Output the first line of the listing and each line after it, up to and including the line that contains "(j4 |- b4.south);", exactly as written, minus the pictures.

-- START Data section --

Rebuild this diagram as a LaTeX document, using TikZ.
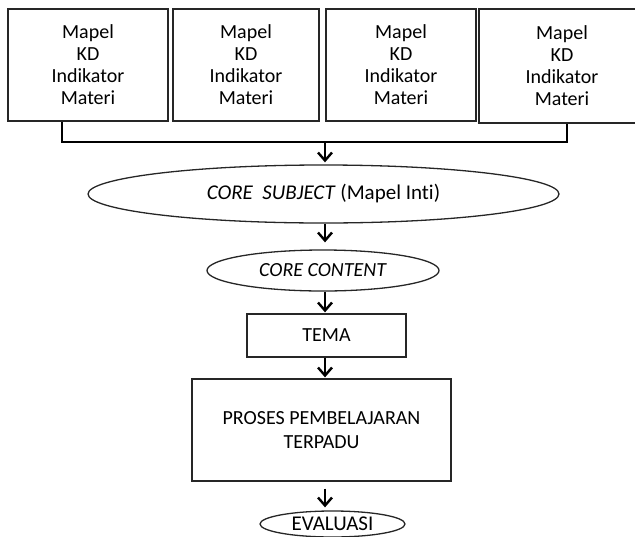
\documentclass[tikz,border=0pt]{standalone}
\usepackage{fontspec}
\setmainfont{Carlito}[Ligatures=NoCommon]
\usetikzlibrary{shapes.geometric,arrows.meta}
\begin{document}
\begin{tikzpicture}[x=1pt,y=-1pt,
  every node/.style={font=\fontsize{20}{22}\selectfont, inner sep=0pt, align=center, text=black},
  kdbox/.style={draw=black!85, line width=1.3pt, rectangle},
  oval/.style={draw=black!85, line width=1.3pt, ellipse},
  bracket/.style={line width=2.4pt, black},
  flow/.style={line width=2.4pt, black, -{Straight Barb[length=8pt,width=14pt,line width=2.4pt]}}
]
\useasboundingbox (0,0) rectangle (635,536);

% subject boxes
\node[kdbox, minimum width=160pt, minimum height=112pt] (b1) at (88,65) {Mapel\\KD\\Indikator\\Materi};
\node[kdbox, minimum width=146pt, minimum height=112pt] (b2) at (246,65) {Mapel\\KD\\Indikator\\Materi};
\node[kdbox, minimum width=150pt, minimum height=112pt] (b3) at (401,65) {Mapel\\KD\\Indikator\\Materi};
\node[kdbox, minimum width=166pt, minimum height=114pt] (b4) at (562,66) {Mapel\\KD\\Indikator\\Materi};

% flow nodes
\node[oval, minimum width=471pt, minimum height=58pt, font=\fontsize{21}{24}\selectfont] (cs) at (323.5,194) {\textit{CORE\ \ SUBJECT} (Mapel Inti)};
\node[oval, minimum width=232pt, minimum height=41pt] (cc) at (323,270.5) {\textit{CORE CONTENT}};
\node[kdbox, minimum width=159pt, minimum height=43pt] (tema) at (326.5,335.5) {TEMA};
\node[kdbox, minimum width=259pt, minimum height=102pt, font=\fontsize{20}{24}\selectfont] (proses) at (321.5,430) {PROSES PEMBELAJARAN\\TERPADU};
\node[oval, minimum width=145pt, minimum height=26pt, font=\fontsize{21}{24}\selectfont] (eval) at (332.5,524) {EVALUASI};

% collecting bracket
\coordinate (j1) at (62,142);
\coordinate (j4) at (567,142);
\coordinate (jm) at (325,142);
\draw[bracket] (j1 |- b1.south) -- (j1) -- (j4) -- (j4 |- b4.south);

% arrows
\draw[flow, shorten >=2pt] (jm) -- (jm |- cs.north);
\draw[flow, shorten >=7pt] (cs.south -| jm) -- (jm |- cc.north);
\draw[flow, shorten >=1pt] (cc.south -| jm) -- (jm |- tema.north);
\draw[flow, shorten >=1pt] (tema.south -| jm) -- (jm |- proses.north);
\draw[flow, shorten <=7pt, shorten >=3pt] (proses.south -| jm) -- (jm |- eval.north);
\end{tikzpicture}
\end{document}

-- END Data section --

## Task answer
Rebuild this diagram as a LaTeX document, using TikZ.
\documentclass[tikz,border=0pt]{standalone}
\usepackage{fontspec}
\setmainfont{Carlito}[Ligatures=NoCommon]
\usetikzlibrary{shapes.geometric,arrows.meta}
\begin{document}
\begin{tikzpicture}[x=1pt,y=-1pt,
  every node/.style={font=\fontsize{20}{22}\selectfont, inner sep=0pt, align=center, text=black},
  kdbox/.style={draw=black!85, line width=1.3pt, rectangle},
  oval/.style={draw=black!85, line width=1.3pt, ellipse},
  bracket/.style={line width=2.4pt, black},
  flow/.style={line width=2.4pt, black, -{Straight Barb[length=8pt,width=14pt,line width=2.4pt]}}
]
\useasboundingbox (0,0) rectangle (635,536);

% subject boxes
\node[kdbox, minimum width=160pt, minimum height=112pt] (b1) at (88,65) {Mapel\\KD\\Indikator\\Materi};
\node[kdbox, minimum width=146pt, minimum height=112pt] (b2) at (246,65) {Mapel\\KD\\Indikator\\Materi};
\node[kdbox, minimum width=150pt, minimum height=112pt] (b3) at (401,65) {Mapel\\KD\\Indikator\\Materi};
\node[kdbox, minimum width=166pt, minimum height=114pt] (b4) at (562,66) {Mapel\\KD\\Indikator\\Materi};

% flow nodes
\node[oval, minimum width=471pt, minimum height=58pt, font=\fontsize{21}{24}\selectfont] (cs) at (323.5,194) {\textit{CORE\ \ SUBJECT} (Mapel Inti)};
\node[oval, minimum width=232pt, minimum height=41pt] (cc) at (323,270.5) {\textit{CORE CONTENT}};
\node[kdbox, minimum width=159pt, minimum height=43pt] (tema) at (326.5,335.5) {TEMA};
\node[kdbox, minimum width=259pt, minimum height=102pt, font=\fontsize{20}{24}\selectfont] (proses) at (321.5,430) {PROSES PEMBELAJARAN\\TERPADU};
\node[oval, minimum width=145pt, minimum height=26pt, font=\fontsize{21}{24}\selectfont] (eval) at (332.5,524) {EVALUASI};

% collecting bracket
\coordinate (j1) at (62,142);
\coordinate (j4) at (567,142);
\coordinate (jm) at (325,142);
\draw[bracket] (j1 |- b1.south) -- (j1) -- (j4) -- (j4 |- b4.south);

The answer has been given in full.